LO único seguro, cruelmente seguro, es que el guardia civil Juan Manuel Piñuel, que había pedido un destino en el País Vasco a fin de lograr la preferencia que le permitiera regresar a Málaga, junto a su familia, no podrá ya satisfacer este modesto objetivo vital. Lo único cierto es que a su mujer la han despertado de madrugada para decirle que se ha quedado viuda y que su hijo lo han hecho huérfano cuando aún no le pueden explicar siquiera lo que eso significa.

No hay más certidumbre que esa: otro inocente asesinado por nada y para nada. Mejor dicho, por el odio totalitario que ya sólo puede alimentarse a sí mismo porque carece de cualquier perspectiva, no ya de victoria, sino de futuro, y para no obtener más que repulsa y asco. Siembra de destrucción y muerte para una cosecha inexistente. Por no lograr, los terroristas ni han logrado reeditar su pequeño triunfo de división y sectarismo entre la clase política.

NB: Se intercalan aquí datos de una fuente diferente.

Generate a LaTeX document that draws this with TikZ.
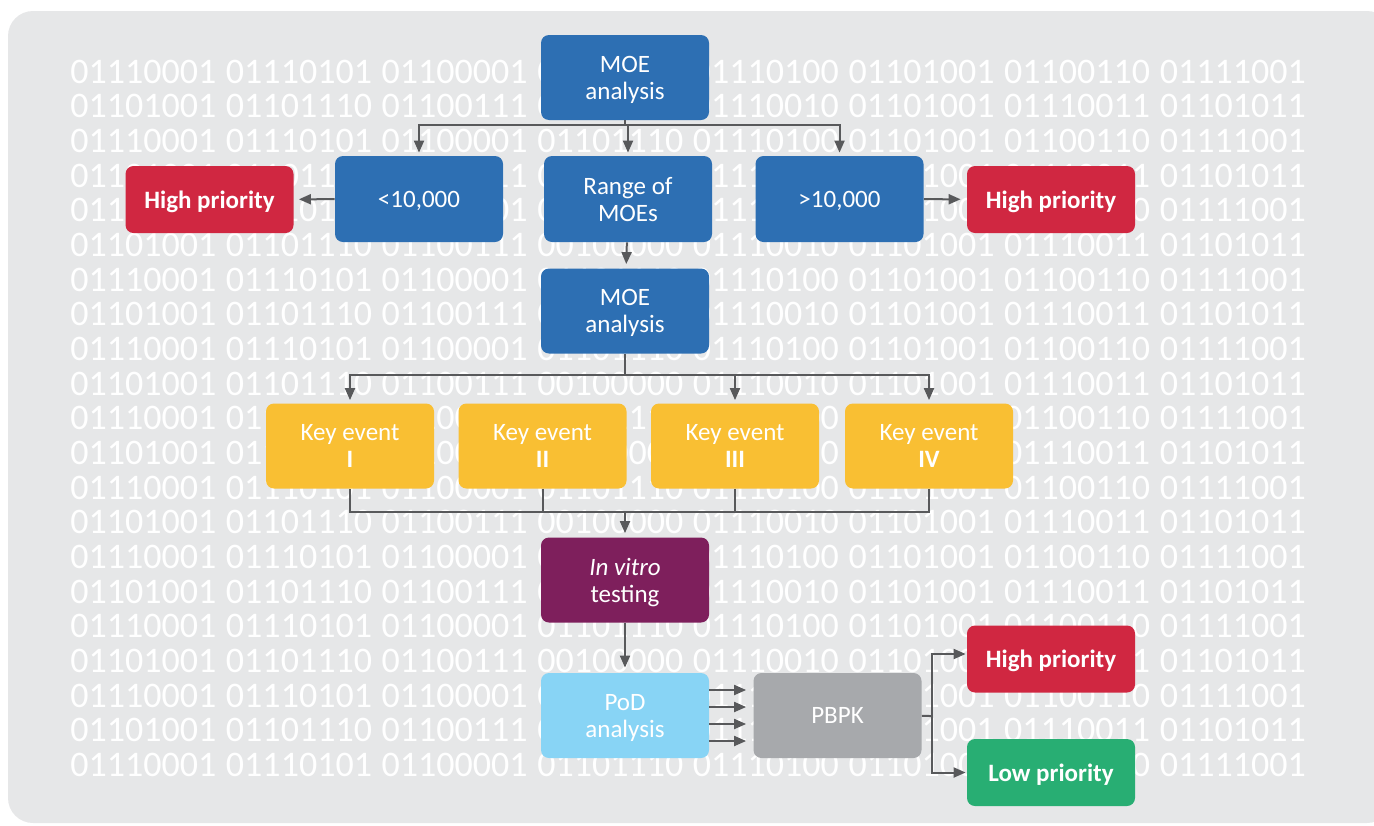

Nadie ha querido entrar, esta vez, en las tediosas transferencias de culpabilidades del pasado, lo cual hace precisamente más estéril la acción de los que han activado el coche bomba. Si nadie trata de rentabilizar el atentado o interpretarlo en función de sus posiciones políticas, los asesinos sólo son considerados asesinos y su tamaño y relevancia no superan la dimensión de la bomba que pusieron: mucha para todas las personas decentes, demasiada para Juan Manuel Piñuel, ninguna para el destino de un país desarrollado.

No sé cuánto durará la unidad democrática esbozada ayer -quizás hasta el momento en que el lehendakari Ibarretxe vuelva con su tabarra del derecho a decidir-, pero ha sido hermoso ver a los representantes de todas las fuerzas políticas comparecer juntos para leer un comunicado en el que se fijan como objetivo "derrotar definitivamente a ETA a través de la fuerza exclusiva del Estado de Derecho", observar a todos los representantes del pueblo guardar en pie un minuto de silencio, comprobar cómo los portavoces del PP, PNV y CiU renunciaban a sus preguntas de control del Gobierno, porque no era un día para controlar al Gobierno de la nación, sino para hacer piña en torno suyo y arroparlo en el propósito de acabar con los enemigos de la libertad.

Y es que, al final, se trata de eso, de la lucha de todos para que los vascos sean libres. El llamado problema vasco consiste en eso, en que muchos carecen de libertad porque unos cuantos se han arrogado el derecho a secuestrarla por un delirio fanático que no conduce a ninguna parte. Bueno, a una sí: a que Juan Manuel Piñuel, como ochocientos antes que él, hayan entregado su vida, y su viuda y su hijo hayan visto destrozadas las suyas. Por nada y para nada.